Money Market Fund Reactions to Very Low Interest Rates
Some money market funds responded to low interest rates by holding riskier investments; other funds closed.
The Federal Reserve's ultra-low interest rate policy has had important effects on money market funds (MMFs) and on the asset management industry more generally. Zero and near-zero rates have reduced the profitability of MMFs. Almost universally, these funds have reduced investor fees in an attempt to deliver more return for their customers, Marco Di Maggio and Marcin Kacperczyk report in The Unintended Consequences of the Zero Lower Bound Policy (NBER Working Paper 22351). Many MMFs have moved into riskier assets, and some have exited the market.
Fund closures have broad implications. Within the asset management industry, they force a reallocation of resources within mutual fund families to other funds, particularly bond funds. More broadly, companies that traditionally borrow through the assets held by money market funds find it more difficult to raise capital, at least for a time.
The researchers study the responses of MMFs to five Federal Open Market Committee announcements which signaled that the target rate would be kept near zero for some time. Almost all MMF managers significantly trimmed the fees they charged investors. This subsidy averaged a not-insignificant $27 million per fund, for a total of some $7.3 billion. On average, MMFs also took on more risk. Independent funds—those unaffiliated with a bank or insurance company—were more likely to take on additional risk to improve the yield. Fund families with a higher-than-average percentage of their assets in MMFs were more likely to take on risk and less likely to exit. By contrast, funds affiliated with a bank or insurance company were more likely to exit than to take on more risk.

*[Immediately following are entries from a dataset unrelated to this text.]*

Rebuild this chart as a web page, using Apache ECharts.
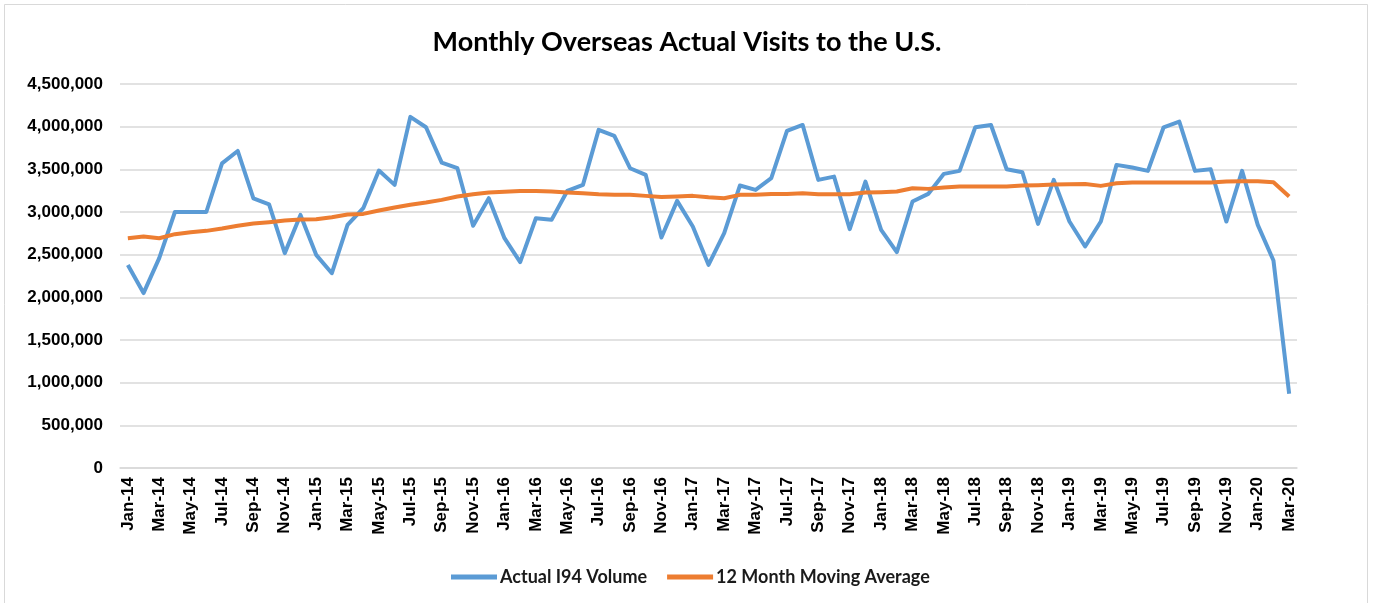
<!DOCTYPE html>
<html><head><meta charset="utf-8">
<script src="https://cdn.jsdelivr.net/npm/echarts@6/dist/echarts.min.js"></script>
<style>html,body{margin:0;padding:0;background:#fff}#c{width:1374px;height:603px}</style>
</head><body><div id="c"></div>
<script>
const months = ['Jan','Feb','Mar','Apr','May','Jun','Jul','Aug','Sep','Oct','Nov','Dec'];
const categories = [];
for (let y = 14; y <= 20; y++) { for (let m = 0; m < 12; m++) { if (y === 20 && m > 2) break; categories.push(months[m] + '-' + y); } }

const actualVolume = [
 2380000,2050000,2460000,3000000,3000000,3000000,3570000,3715000,3160000,3090000,2518000,2966000,
 2498000,2283000,2849000,3044000,3486000,3318000,4115000,3993000,3579000,3513000,2838000,3162000,
 2693000,2412000,2927000,2908000,3247000,3318000,3962000,3891000,3513000,3435000,2701000,3130000,
 2830000,2381000,2752000,3310000,3259000,3396000,3950000,4020000,3376000,3415000,2799000,3357000,
 2791000,2529000,3123000,3212000,3447000,3482000,3993000,4020000,3501000,3466000,2861000,3376000,
 2888000,2596000,2888000,3552000,3521000,3482000,3993000,4059000,3482000,3501000,2888000,3482000,
 2849000,2432000,870000
];
const movingAverage = [
 2693000,2713000,2693000,2740000,2763000,2779000,2806000,2838000,2865000,2881000,2900000,2912000,
 2916000,2939000,2970000,2978000,3017000,3052000,3086000,3111000,3142000,3181000,3208000,3228000,
 3236000,3247000,3247000,3240000,3228000,3220000,3208000,3201000,3201000,3189000,3177000,3181000,
 3189000,3173000,3162000,3201000,3201000,3212000,3212000,3220000,3208000,3208000,3208000,3228000,
 3232000,3240000,3279000,3271000,3287000,3298000,3298000,3298000,3298000,3310000,3314000,3322000,
 3326000,3329000,3306000,3337000,3345000,3345000,3345000,3345000,3345000,3345000,3357000,3361000,
 3361000,3349000,3181000
];
const yTicks = { min: 0, max: 4500000, interval: 500000 };

const chart = echarts.init(document.getElementById('c'), null, { renderer: 'canvas' });
chart.setOption({
  animation: false,
  backgroundColor: '#fff',
  graphic: [{ type: 'rect', shape: { x: 4.5, y: 4.5, width: 1363, height: 600 }, style: { fill: 'none', stroke: '#d9d9d9', lineWidth: 1 }, silent: true }],
  title: {
    text: 'Monthly Overseas Actual Visits to the U.S.',
    left: 'center', top: 24,
    textStyle: { fontFamily: 'Lato', fontWeight: 'bold', fontSize: 27, color: '#000' }
  },
  legend: {
    top: 563, left: 446,
    itemWidth: 46, itemHeight: 5, itemGap: 20, icon: 'rect',
    textStyle: { fontFamily: 'Lato', fontWeight: 'bold', fontSize: 18, color: '#1a1a1a', padding: [0, 0, 0, -2] },
    data: ['Actual I94 Volume', '12 Month Moving Average']
  },
  grid: { left: 120, right: 77, top: 84, bottom: 135, containLabel: false },
  xAxis: {
    type: 'category', data: categories, boundaryGap: true,
    axisLine: { lineStyle: { color: '#d9d9d9', width: 1.5 } },
    axisTick: { show: false },
    axisLabel: { interval: 1, rotate: 90, fontFamily: 'Liberation Sans', fontWeight: 'bold', fontSize: 17, color: '#000', margin: 9 }
  },
  yAxis: {
    type: 'value', min: yTicks.min, max: yTicks.max, interval: yTicks.interval,
    axisLine: { show: false }, axisTick: { show: false },
    splitLine: { lineStyle: { color: '#d9d9d9', width: 1.5 } },
    axisLabel: {
      fontFamily: 'Liberation Sans', fontWeight: 'bold', fontSize: 17, color: '#000', margin: 17,
      formatter: v => v.toLocaleString('en-US')
    }
  },
  series: [
    { name: 'Actual I94 Volume', type: 'line', data: actualVolume, symbol: 'none',
      lineStyle: { color: '#5B9BD5', width: 4, join: 'round' }, itemStyle: { color: '#5B9BD5' } },
    { name: '12 Month Moving Average', type: 'line', data: movingAverage, symbol: 'none',
      lineStyle: { color: '#ED7D31', width: 4, join: 'round' }, itemStyle: { color: '#ED7D31' } }
  ]
});
</script></body></html>
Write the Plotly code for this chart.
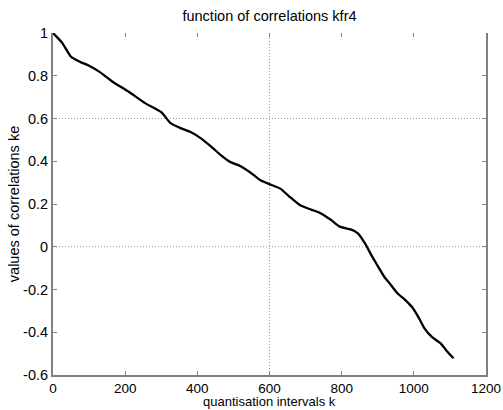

Fund families that shut down their MMFs were significantly more likely to open new bond funds than those families that did not close their MMFs. These fund families typically assigned their managers to other MMFs or to bond funds. The study finds that the changes within the MMF industry ripple out to the broader economy, at least temporarily. For example, the researchers found that six months after an MMF closed, the leverage of nonfinancial firms whose debt had been held by the now-closed fund was significantly reduced in comparison to similar firms that had borrowed from still-active MMFs. By a year after fund closure, however, these effects were no longer evident.
The researchers conclude that their "results highlight an important channel for transmission of monetary policy that has been completely overlooked by the academic literature, but one that is extremely relevant for practitioners and policy makers."